Still don’t see how that is ironic. How does a family member dying have any effect on the relative risk of traveling by vehicle? How does it matter what the deceased would want? Would it be less ironic to you if the deceased despised the person who dies in a traffic accident while traveling to the funeral of the deceased?
You don’t seem to understand what irony means. Webster:
incongruity between the actual result of a sequence of events and the normal or expected result
Events of tragedy and coincidence are not a disjoint set from those that are ironic. For example:
Is it a tragic happenstance to die of a self-inflicted gunshot wound while practicing gun safety? Yes. Is it also ironic? Yes.
Where on earth did I give you impression that the relative risk of travelling by vehicle was affected by a family member dying? I’m simply following the statistics. Many cases of irony are just coincidence pure and simple. There is nothing in the definition of irony that requires ironic events to be anything other than coincidence or random happenstance.
It is more ironic if we make the fair assumption that the deceased loved those attending the funeral, yes.
You don’t seem to understand what incongruity means.
Webster:
*1: the quality or state of being incongruous
2: something that is incongruous
*
***Incongruous **
: lacking congruity: as
a: not harmonious : incompatible <incongruous colors>
b: not conforming : disagreeing <conduct incongruous with principle>
c: inconsistent within itself <an incongruous story>
d: lacking propriety : unsuitable <incongruous manners> *
What about this hypothetical traffic accident is any of those things? Traffic accidents don’t have any compatibility or conformity issues with funerals. It is not inconsistent with traffic accidents in general in which the destination has nothing to do with the traffic event itself. There is no more impropriety in dying in a traffic accident on the way to a funeral than there is dying in a traffic accident on the way to work.
As to your analogy: Practicing gun safety is a means of preventing accidental death by misfiring a gun. How is attending a funeral a means of preventing traffic deaths?
Based on your use of the term irony, it seems your expectation for fatal traffic accident is different if the victim is traveling to a funeral than if the victim is going anywhere else simply because the deceased would rather not be honored than to see their loved one die in a traffic accident.
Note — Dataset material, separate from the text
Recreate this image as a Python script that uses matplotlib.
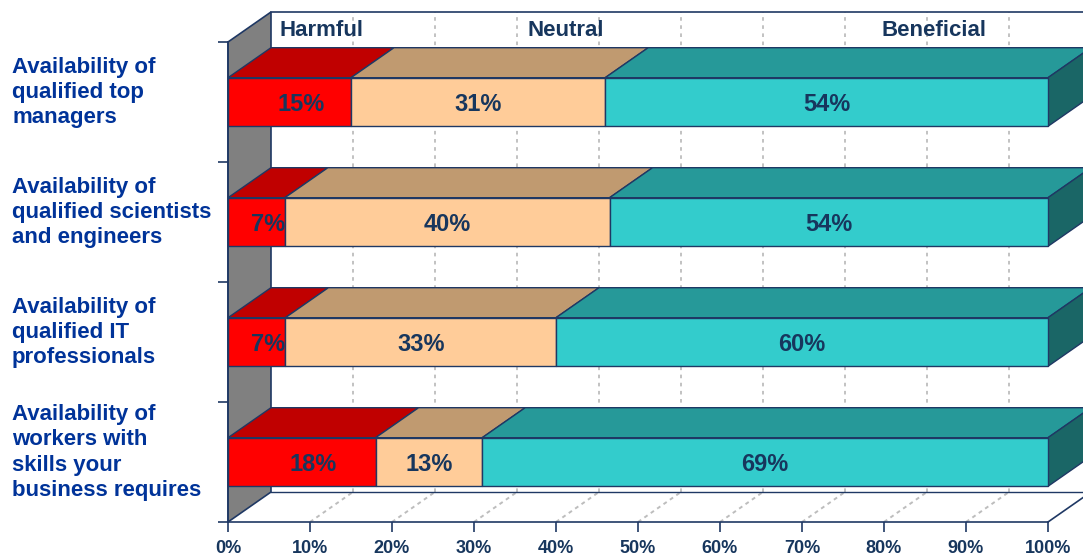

As I said, this seems silly to me.
You didn’t answer my question. You distinctly noted irony in the fact that the deceased wouldn’t want for the attendee to die on the way to his/her funeral. I don’t see the connection. What if the deceased didn’t feel that way? Would it still be ironic? What if the deceased didn’t want the attendee to die before the funeral and s/he did? Would that be ironic? Would it be ironic if the victim died in the same traffic accident that killed the deceased? Would it be ironic if the victim was the offspring of and also a passenger of the vehicle the deceased was driving? Most parents don’t want to kill their children either, but is it ironic when they do while driving a vehicle?
For fucks sake, start a new irony thread if it matters that much. This thread wasn’t started to debate what is or isn’t ironic. The OP is asking for examples of his scenario actually happening and being reported. He didn’t ask for a vocabulary lesson. Get over it.
Alright then. The answer to the OP’s question is no. To expound on that, given the many miles traveled by car to destinations other than funerals by comparison to the significantly smaller number of miles traveled by car to funerals, the scenario is statistically insignificant (as noted by the OP despite faulty analysis). Further, since the hypothetical scenario is statistically insignificant and also unlikely to be the result of any reasonably preventable condition unique to that event, it’s highly unlikely that any reputable statistical analysis of such a random coincidence exists.